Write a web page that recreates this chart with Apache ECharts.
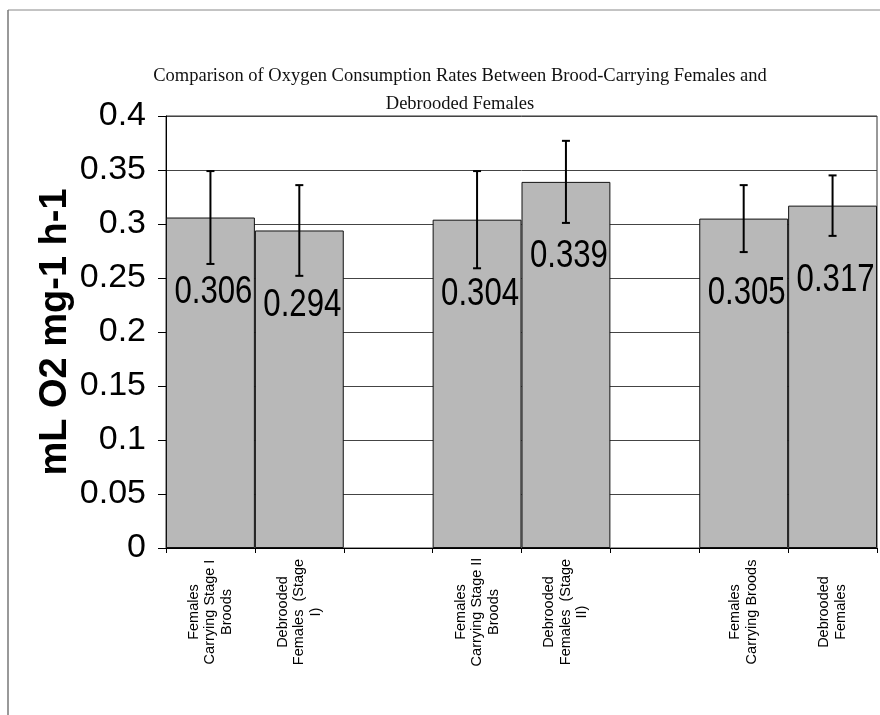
<!DOCTYPE html>
<html>
<head>
<meta charset="utf-8">
<script src="https://cdn.jsdelivr.net/npm/echarts@6/dist/echarts.min.js"></script>
<style>
html,body{margin:0;padding:0;background:#fff;}
#chart{width:880px;height:715px;}
</style>
</head>
<body>
<div id="chart"></div>
<script>
// ---- data ----
var titleText = 'Comparison of Oxygen Consumption Rates Between Brood-Carrying Females and\nDebrooded Females';
var yAxisTitle = 'mL O2 mg-1 h-1';
var categories = [
  'Females\nCarrying Stage I\nBroods',
  'Debrooded\nFemales  (Stage\nI)',
  '',
  'Females\nCarrying Stage II\nBroods',
  'Debrooded\nFemales  (Stage\nII)',
  '',
  'Females\nCarrying Broods',
  'Debrooded\nFemales'
];
var rates = [0.306, 0.294, null, 0.304, 0.339, null, 0.305, 0.317];
var errors = [0.043, 0.042, null, 0.045, 0.038, null, 0.031, 0.028];
var yMin = 0, yMax = 0.4, yStep = 0.05;

var errData = [];
var labelData = [];
for (var i = 0; i < rates.length; i++) {
  if (rates[i] != null) {
    errData.push([i, rates[i] - errors[i], rates[i] + errors[i]]);
    labelData.push([i, rates[i]]);
  }
}

var chart = echarts.init(document.getElementById('chart'), null, {renderer: 'canvas'});
chart.setOption({
  animation: false,
  backgroundColor: '#fff',
  title: {
    text: titleText,
    left: 455,
    textAlign: 'center',
    top: 57,
    textStyle: {
      fontFamily: "'Liberation Serif', 'Times New Roman', serif",
      fontWeight: 'normal',
      fontSize: 18.5,
      lineHeight: 28,
      color: '#111'
    }
  },
  graphic: [
    {type: 'line', shape: {x1: 8, y1: 10, x2: 880, y2: 10}, style: {stroke: '#888', lineWidth: 1}},
    {type: 'line', shape: {x1: 8, y1: 10, x2: 8, y2: 715}, style: {stroke: '#777', lineWidth: 1.5}}
  ],
  grid: {
    left: 166, right: 3, top: 116, bottom: 167,
    show: true, borderColor: '#333', borderWidth: 1, backgroundColor: 'transparent'
  },
  xAxis: {
    type: 'category',
    data: categories,
    axisLine: {lineStyle: {color: '#000', width: 1}},
    axisTick: {show: true, length: 5, lineStyle: {color: '#000'}},
    axisLabel: {
      interval: 0,
      rotate: 90,
      align: 'center',
      verticalAlign: 'middle',
      margin: 64,
      fontFamily: "'Liberation Sans', Arial, sans-serif",
      fontSize: 14.5,
      lineHeight: 16.5,
      color: '#000'
    }
  },
  yAxis: {
    type: 'value',
    min: yMin, max: yMax, interval: yStep,
    name: yAxisTitle,
    nameLocation: 'middle',
    nameGap: 91,
    nameMoveOverlap: false,
    nameTextStyle: {
      fontFamily: "'Liberation Sans', Arial, sans-serif",
      fontWeight: 'bold',
      fontSize: 38,
      color: '#000'
    },
    axisLine: {show: true, lineStyle: {color: '#000', width: 1}},
    axisTick: {show: true, length: 8, lineStyle: {color: '#000'}},
    axisLabel: {
      margin: 20,
      fontFamily: "'Liberation Sans', Arial, sans-serif",
      fontSize: 34,
      color: '#000',
      formatter: function (v) { return String(+v.toFixed(2)); }
    },
    splitLine: {show: true, lineStyle: {color: '#444', width: 1}}
  },
  series: [
    {
      type: 'bar',
      data: rates,
      barCategoryGap: '0%',
      itemStyle: {color: '#b8b8b8', borderColor: '#111', borderWidth: 1},
      z: 2
    },
    {
      type: 'custom',
      data: labelData,
      z: 4,
      renderItem: function (params, api) {
        var p = api.coord([api.value(0), api.value(1)]);
        return {
          type: 'text',
          x: p[0] + 3,
          y: p[1] + 56,
          scaleX: 0.82,
          style: {
            text: String(api.value(1)),
            fontFamily: "'Liberation Sans', Arial, sans-serif",
            fontSize: 38,
            fill: '#000',
            align: 'center',
            verticalAlign: 'top'
          }
        };
      }
    },
    {
      type: 'custom',
      data: errData,
      z: 5,
      renderItem: function (params, api) {
        var x = api.value(0);
        var lo = api.coord([x, api.value(1)]);
        var hi = api.coord([x, api.value(2)]);
        var half = 4;
        var st = {stroke: '#000', lineWidth: 2};
        return {
          type: 'group',
          children: [
            {type: 'line', shape: {x1: lo[0], y1: lo[1], x2: hi[0], y2: hi[1]}, style: st},
            {type: 'line', shape: {x1: hi[0] - half, y1: hi[1], x2: hi[0] + half, y2: hi[1]}, style: st},
            {type: 'line', shape: {x1: lo[0] - half, y1: lo[1], x2: lo[0] + half, y2: lo[1]}, style: st}
          ]
        };
      }
    }
  ]
});
</script>
</body>
</html>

» PROBLEM DESCRIPTION
Write out the whole listing exactly, and drop the pictures.

» OUTPUT OF THE EXERCISE
Write a web page that recreates this chart with Apache ECharts.
<!DOCTYPE html>
<html>
<head>
<meta charset="utf-8">
<script src="https://cdn.jsdelivr.net/npm/echarts@6/dist/echarts.min.js"></script>
<style>
html,body{margin:0;padding:0;background:#fff;}
#chart{width:880px;height:715px;}
</style>
</head>
<body>
<div id="chart"></div>
<script>
// ---- data ----
var titleText = 'Comparison of Oxygen Consumption Rates Between Brood-Carrying Females and\nDebrooded Females';
var yAxisTitle = 'mL O2 mg-1 h-1';
var categories = [
  'Females\nCarrying Stage I\nBroods',
  'Debrooded\nFemales  (Stage\nI)',
  '',
  'Females\nCarrying Stage II\nBroods',
  'Debrooded\nFemales  (Stage\nII)',
  '',
  'Females\nCarrying Broods',
  'Debrooded\nFemales'
];
var rates = [0.306, 0.294, null, 0.304, 0.339, null, 0.305, 0.317];
var errors = [0.043, 0.042, null, 0.045, 0.038, null, 0.031, 0.028];
var yMin = 0, yMax = 0.4, yStep = 0.05;

var errData = [];
var labelData = [];
for (var i = 0; i < rates.length; i++) {
  if (rates[i] != null) {
    errData.push([i, rates[i] - errors[i], rates[i] + errors[i]]);
    labelData.push([i, rates[i]]);
  }
}

var chart = echarts.init(document.getElementById('chart'), null, {renderer: 'canvas'});
chart.setOption({
  animation: false,
  backgroundColor: '#fff',
  title: {
    text: titleText,
    left: 455,
    textAlign: 'center',
    top: 57,
    textStyle: {
      fontFamily: "'Liberation Serif', 'Times New Roman', serif",
      fontWeight: 'normal',
      fontSize: 18.5,
      lineHeight: 28,
      color: '#111'
    }
  },
  graphic: [
    {type: 'line', shape: {x1: 8, y1: 10, x2: 880, y2: 10}, style: {stroke: '#888', lineWidth: 1}},
    {type: 'line', shape: {x1: 8, y1: 10, x2: 8, y2: 715}, style: {stroke: '#777', lineWidth: 1.5}}
  ],
  grid: {
    left: 166, right: 3, top: 116, bottom: 167,
    show: true, borderColor: '#333', borderWidth: 1, backgroundColor: 'transparent'
  },
  xAxis: {
    type: 'category',
    data: categories,
    axisLine: {lineStyle: {color: '#000', width: 1}},
    axisTick: {show: true, length: 5, lineStyle: {color: '#000'}},
    axisLabel: {
      interval: 0,
      rotate: 90,
      align: 'center',
      verticalAlign: 'middle',
      margin: 64,
      fontFamily: "'Liberation Sans', Arial, sans-serif",
      fontSize: 14.5,
      lineHeight: 16.5,
      color: '#000'
    }
  },
  yAxis: {
    type: 'value',
    min: yMin, max: yMax, interval: yStep,
    name: yAxisTitle,
    nameLocation: 'middle',
    nameGap: 91,
    nameMoveOverlap: false,
    nameTextStyle: {
      fontFamily: "'Liberation Sans', Arial, sans-serif",
      fontWeight: 'bold',
      fontSize: 38,
      color: '#000'
    },
    axisLine: {show: true, lineStyle: {color: '#000', width: 1}},
    axisTick: {show: true, length: 8, lineStyle: {color: '#000'}},
    axisLabel: {
      margin: 20,
      fontFamily: "'Liberation Sans', Arial, sans-serif",
      fontSize: 34,
      color: '#000',
      formatter: function (v) { return String(+v.toFixed(2)); }
    },
    splitLine: {show: true, lineStyle: {color: '#444', width: 1}}
  },
  series: [
    {
      type: 'bar',
      data: rates,
      barCategoryGap: '0%',
      itemStyle: {color: '#b8b8b8', borderColor: '#111', borderWidth: 1},
      z: 2
    },
    {
      type: 'custom',
      data: labelData,
      z: 4,
      renderItem: function (params, api) {
        var p = api.coord([api.value(0), api.value(1)]);
        return {
          type: 'text',
          x: p[0] + 3,
          y: p[1] + 56,
          scaleX: 0.82,
          style: {
            text: String(api.value(1)),
            fontFamily: "'Liberation Sans', Arial, sans-serif",
            fontSize: 38,
            fill: '#000',
            align: 'center',
            verticalAlign: 'top'
          }
        };
      }
    },
    {
      type: 'custom',
      data: errData,
      z: 5,
      renderItem: function (params, api) {
        var x = api.value(0);
        var lo = api.coord([x, api.value(1)]);
        var hi = api.coord([x, api.value(2)]);
        var half = 4;
        var st = {stroke: '#000', lineWidth: 2};
        return {
          type: 'group',
          children: [
            {type: 'line', shape: {x1: lo[0], y1: lo[1], x2: hi[0], y2: hi[1]}, style: st},
            {type: 'line', shape: {x1: hi[0] - half, y1: hi[1], x2: hi[0] + half, y2: hi[1]}, style: st},
            {type: 'line', shape: {x1: lo[0] - half, y1: lo[1], x2: lo[0] + half, y2: lo[1]}, style: st}
          ]
        };
      }
    }
  ]
});
</script>
</body>
</html>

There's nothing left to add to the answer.